- _Task directions_: Restate each line of the listing exactly, without carrying over any pictures.

* * * *

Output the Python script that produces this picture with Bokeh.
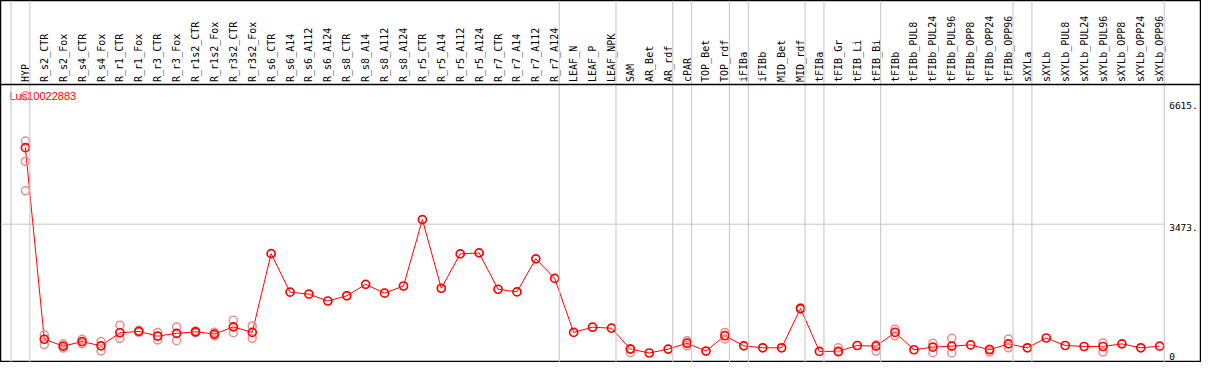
import numpy as np
from bokeh.plotting import figure
from bokeh.models import Range1d, Span
from bokeh.core.properties import value
from bokeh.embed import file_html
from bokeh.resources import INLINE

gene = "Lus10022883"

groups = [
    ["HYP"],
    ["R_s2_CTR", "R_s2_Fox", "R_s4_CTR", "R_s4_Fox", "R_r1_CTR", "R_r1_Fox",
     "R_r3_CTR", "R_r3_Fox", "R_r1s2_CTR", "R_r1s2_Fox", "R_r3s2_CTR", "R_r3s2_Fox",
     "R_s6_CTR", "R_s6_A14", "R_s6_A112", "R_s6_A124", "R_s8_CTR", "R_s8_A14",
     "R_s8_A112", "R_s8_A124", "R_r5_CTR", "R_r5_A14", "R_r5_A112", "R_r5_A124",
     "R_r7_CTR", "R_r7_A14", "R_r7_A112", "R_r7_A124"],
    ["LEAF_N", "LEAF_P", "LEAF_NPK"],
    ["SAM", "AR_Bet", "AR_rdf"],
    ["cPAR"],
    ["TOP_Bet", "TOP_rdf"],
    ["iFIBa"],
    ["iFIBb", "MID_Bet", "MID_rdf"],
    ["tFIBa"],
    ["tFIB_Gr", "tFIB_Li", "tFIB_Bi"],
    ["tFIBb", "tFIBb_PUL8", "tFIBb_PUL24", "tFIBb_PUL96", "tFIBb_OPP8",
     "tFIBb_OPP24", "tFIBb_OPP96"],
    ["sXYLa"],
    ["sXYLb", "sXYLb_PUL8", "sXYLb_PUL24", "sXYLb_PUL96", "sXYLb_OPP8",
     "sXYLb_OPP24", "sXYLb_OPP96"],
]

mean_values = [
    5435,
    521, 345, 461, 352, 688, 722, 604, 672, 713, 654, 838, 697,
    2718, 1729, 1678, 1502, 1636, 1930, 1703, 1887,
    3591, 1829, 2710, 2735, 1804, 1736, 2584, 2081,
    697, 830, 805,
    269, 169, 269,
    420,
    219, 612,
    352,
    302, 302, 1309,
    210,
    210, 361, 344,
    697, 252, 319, 344, 377, 252, 403,
    302,
    554, 361, 336, 336, 403, 302, 344,
]

rep_categories = [
    "HYP", "HYP", "HYP", "HYP",
    "R_s2_CTR", "R_s2_CTR", "R_s2_Fox", "R_s2_Fox", "R_s4_CTR", "R_s4_CTR",
    "R_s4_Fox", "R_s4_Fox", "R_r1_CTR", "R_r1_CTR", "R_r1_Fox", "R_r1_Fox",
    "R_r3_CTR", "R_r3_CTR", "R_r3_Fox", "R_r3_Fox", "R_r1s2_CTR", "R_r1s2_CTR",
    "R_r1s2_Fox", "R_r1s2_Fox", "R_r3s2_CTR", "R_r3s2_CTR", "R_r3s2_Fox", "R_r3s2_Fox",
    "SAM", "SAM", "cPAR", "cPAR", "TOP_rdf", "TOP_rdf", "MID_rdf", "MID_rdf",
    "tFIB_Gr", "tFIB_Gr", "tFIB_Bi", "tFIB_Bi", "tFIBb", "tFIBb",
    "tFIBb_PUL24", "tFIBb_PUL24", "tFIBb_PUL96", "tFIBb_PUL96",
    "tFIBb_OPP24", "tFIBb_OPP24", "tFIBb_OPP96", "tFIBb_OPP96",
    "sXYLb_PUL96", "sXYLb_PUL96",
]
rep_values = [
    6769, 5604, 5083, 4328,
    637, 385, 403, 294, 521, 403,
    461, 219, 881, 546, 745, 700,
    697, 503, 838, 486, 730, 690,
    700, 610, 1007, 688, 864, 546,
    280, 176, 486, 352, 697, 528, 1330, 1290,
    302, 190, 380, 219, 780, 612,
    420, 176, 546, 169,
    270, 193, 528, 302,
    428, 193,
]

y_ticks = [0, 3473, 6615]
y_tick_labels = ["0", "3473.", "6615."]

categories = [c for g in groups for c in g]
idx = {c: i for i, c in enumerate(categories)}
xs = list(range(len(categories)))
group_starts = []
k = 0
for g in groups:
    group_starts.append(k)
    k += len(g)
group_starts.append(k)

X0, X1 = -1.316, 62.21
p = figure(width=1201, height=362, x_range=Range1d(X0, X1), y_range=Range1d(-75, 9210),
           x_axis_type=None, y_axis_type=None, toolbar_location=None,
           output_backend="svg", min_border=0)
p.grid.visible = False
p.outline_line_color = "black"
p.outline_line_width = 1.5
p.background_fill_color = "white"
p.border_fill_color = "white"

sep_off = 0.76
for s in group_starts:
    p.add_layout(Span(location=s - sep_off, dimension="height",
                      line_color="#c4c4c4", line_width=1))

last_sep = group_starts[-1] - sep_off
p.segment(x0=[X0], y0=[y_ticks[1]], x1=[last_sep], y1=[y_ticks[1]],
          line_color="#c4c4c4", line_width=1)

p.add_layout(Span(location=7058, dimension="width", line_color="black", line_width=1.5))

p.line(xs, mean_values, line_color="red", line_width=1)
p.scatter([idx[c] for c in rep_categories], rep_values, marker="circle", size=8,
          fill_color=None, line_color="#ec8c8c", line_width=1.5)
p.scatter(xs, mean_values, marker="circle", size=8, fill_color=None,
          line_color="red", line_width=1.7)

p.text(x=xs, y=[7121] * len(xs), text=categories, angle=np.pi / 2,
       text_font=value("DejaVu Sans Mono"), text_font_size="10px",
       text_align="left", text_baseline="middle", text_color="black")

p.text(x=[-0.842], y=[6769], text=[gene], text_font=value("Liberation Sans"),
       text_font_size="11px", text_align="left", text_baseline="middle",
       text_color="red")

p.text(x=[60.5, 60.5], y=y_ticks[1:], text=y_tick_labels[1:],
       text_font=value("DejaVu Sans Mono"), text_font_size="9.5px",
       text_align="left", text_baseline="top", text_color="black")
p.text(x=[60.5], y=y_ticks[:1], text=y_tick_labels[:1],
       text_font=value("DejaVu Sans Mono"), text_font_size="9.5px",
       text_align="left", text_baseline="bottom", text_color="black")

open("out.html", "w").write(file_html(p, INLINE))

* * * *

- _Answer to the exercise_:
Output the Python script that produces this picture with Bokeh.
import numpy as np
from bokeh.plotting import figure
from bokeh.models import Range1d, Span
from bokeh.core.properties import value
from bokeh.embed import file_html
from bokeh.resources import INLINE

gene = "Lus10022883"

groups = [
    ["HYP"],
    ["R_s2_CTR", "R_s2_Fox", "R_s4_CTR", "R_s4_Fox", "R_r1_CTR", "R_r1_Fox",
     "R_r3_CTR", "R_r3_Fox", "R_r1s2_CTR", "R_r1s2_Fox", "R_r3s2_CTR", "R_r3s2_Fox",
     "R_s6_CTR", "R_s6_A14", "R_s6_A112", "R_s6_A124", "R_s8_CTR", "R_s8_A14",
     "R_s8_A112", "R_s8_A124", "R_r5_CTR", "R_r5_A14", "R_r5_A112", "R_r5_A124",
     "R_r7_CTR", "R_r7_A14", "R_r7_A112", "R_r7_A124"],
    ["LEAF_N", "LEAF_P", "LEAF_NPK"],
    ["SAM", "AR_Bet", "AR_rdf"],
    ["cPAR"],
    ["TOP_Bet", "TOP_rdf"],
    ["iFIBa"],
    ["iFIBb", "MID_Bet", "MID_rdf"],
    ["tFIBa"],
    ["tFIB_Gr", "tFIB_Li", "tFIB_Bi"],
    ["tFIBb", "tFIBb_PUL8", "tFIBb_PUL24", "tFIBb_PUL96", "tFIBb_OPP8",
     "tFIBb_OPP24", "tFIBb_OPP96"],
    ["sXYLa"],
    ["sXYLb", "sXYLb_PUL8", "sXYLb_PUL24", "sXYLb_PUL96", "sXYLb_OPP8",
     "sXYLb_OPP24", "sXYLb_OPP96"],
]

mean_values = [
    5435,
    521, 345, 461, 352, 688, 722, 604, 672, 713, 654, 838, 697,
    2718, 1729, 1678, 1502, 1636, 1930, 1703, 1887,
    3591, 1829, 2710, 2735, 1804, 1736, 2584, 2081,
    697, 830, 805,
    269, 169, 269,
    420,
    219, 612,
    352,
    302, 302, 1309,
    210,
    210, 361, 344,
    697, 252, 319, 344, 377, 252, 403,
    302,
    554, 361, 336, 336, 403, 302, 344,
]

rep_categories = [
    "HYP", "HYP", "HYP", "HYP",
    "R_s2_CTR", "R_s2_CTR", "R_s2_Fox", "R_s2_Fox", "R_s4_CTR", "R_s4_CTR",
    "R_s4_Fox", "R_s4_Fox", "R_r1_CTR", "R_r1_CTR", "R_r1_Fox", "R_r1_Fox",
    "R_r3_CTR", "R_r3_CTR", "R_r3_Fox", "R_r3_Fox", "R_r1s2_CTR", "R_r1s2_CTR",
    "R_r1s2_Fox", "R_r1s2_Fox", "R_r3s2_CTR", "R_r3s2_CTR", "R_r3s2_Fox", "R_r3s2_Fox",
    "SAM", "SAM", "cPAR", "cPAR", "TOP_rdf", "TOP_rdf", "MID_rdf", "MID_rdf",
    "tFIB_Gr", "tFIB_Gr", "tFIB_Bi", "tFIB_Bi", "tFIBb", "tFIBb",
    "tFIBb_PUL24", "tFIBb_PUL24", "tFIBb_PUL96", "tFIBb_PUL96",
    "tFIBb_OPP24", "tFIBb_OPP24", "tFIBb_OPP96", "tFIBb_OPP96",
    "sXYLb_PUL96", "sXYLb_PUL96",
]
rep_values = [
    6769, 5604, 5083, 4328,
    637, 385, 403, 294, 521, 403,
    461, 219, 881, 546, 745, 700,
    697, 503, 838, 486, 730, 690,
    700, 610, 1007, 688, 864, 546,
    280, 176, 486, 352, 697, 528, 1330, 1290,
    302, 190, 380, 219, 780, 612,
    420, 176, 546, 169,
    270, 193, 528, 302,
    428, 193,
]

y_ticks = [0, 3473, 6615]
y_tick_labels = ["0", "3473.", "6615."]

categories = [c for g in groups for c in g]
idx = {c: i for i, c in enumerate(categories)}
xs = list(range(len(categories)))
group_starts = []
k = 0
for g in groups:
    group_starts.append(k)
    k += len(g)
group_starts.append(k)

X0, X1 = -1.316, 62.21
p = figure(width=1201, height=362, x_range=Range1d(X0, X1), y_range=Range1d(-75, 9210),
           x_axis_type=None, y_axis_type=None, toolbar_location=None,
           output_backend="svg", min_border=0)
p.grid.visible = False
p.outline_line_color = "black"
p.outline_line_width = 1.5
p.background_fill_color = "white"
p.border_fill_color = "white"

sep_off = 0.76
for s in group_starts:
    p.add_layout(Span(location=s - sep_off, dimension="height",
                      line_color="#c4c4c4", line_width=1))

last_sep = group_starts[-1] - sep_off
p.segment(x0=[X0], y0=[y_ticks[1]], x1=[last_sep], y1=[y_ticks[1]],
          line_color="#c4c4c4", line_width=1)

p.add_layout(Span(location=7058, dimension="width", line_color="black", line_width=1.5))

p.line(xs, mean_values, line_color="red", line_width=1)
p.scatter([idx[c] for c in rep_categories], rep_values, marker="circle", size=8,
          fill_color=None, line_color="#ec8c8c", line_width=1.5)
p.scatter(xs, mean_values, marker="circle", size=8, fill_color=None,
          line_color="red", line_width=1.7)

p.text(x=xs, y=[7121] * len(xs), text=categories, angle=np.pi / 2,
       text_font=value("DejaVu Sans Mono"), text_font_size="10px",
       text_align="left", text_baseline="middle", text_color="black")

p.text(x=[-0.842], y=[6769], text=[gene], text_font=value("Liberation Sans"),
       text_font_size="11px", text_align="left", text_baseline="middle",
       text_color="red")

p.text(x=[60.5, 60.5], y=y_ticks[1:], text=y_tick_labels[1:],
       text_font=value("DejaVu Sans Mono"), text_font_size="9.5px",
       text_align="left", text_baseline="top", text_color="black")
p.text(x=[60.5], y=y_ticks[:1], text=y_tick_labels[:1],
       text_font=value("DejaVu Sans Mono"), text_font_size="9.5px",
       text_align="left", text_baseline="bottom", text_color="black")

open("out.html", "w").write(file_html(p, INLINE))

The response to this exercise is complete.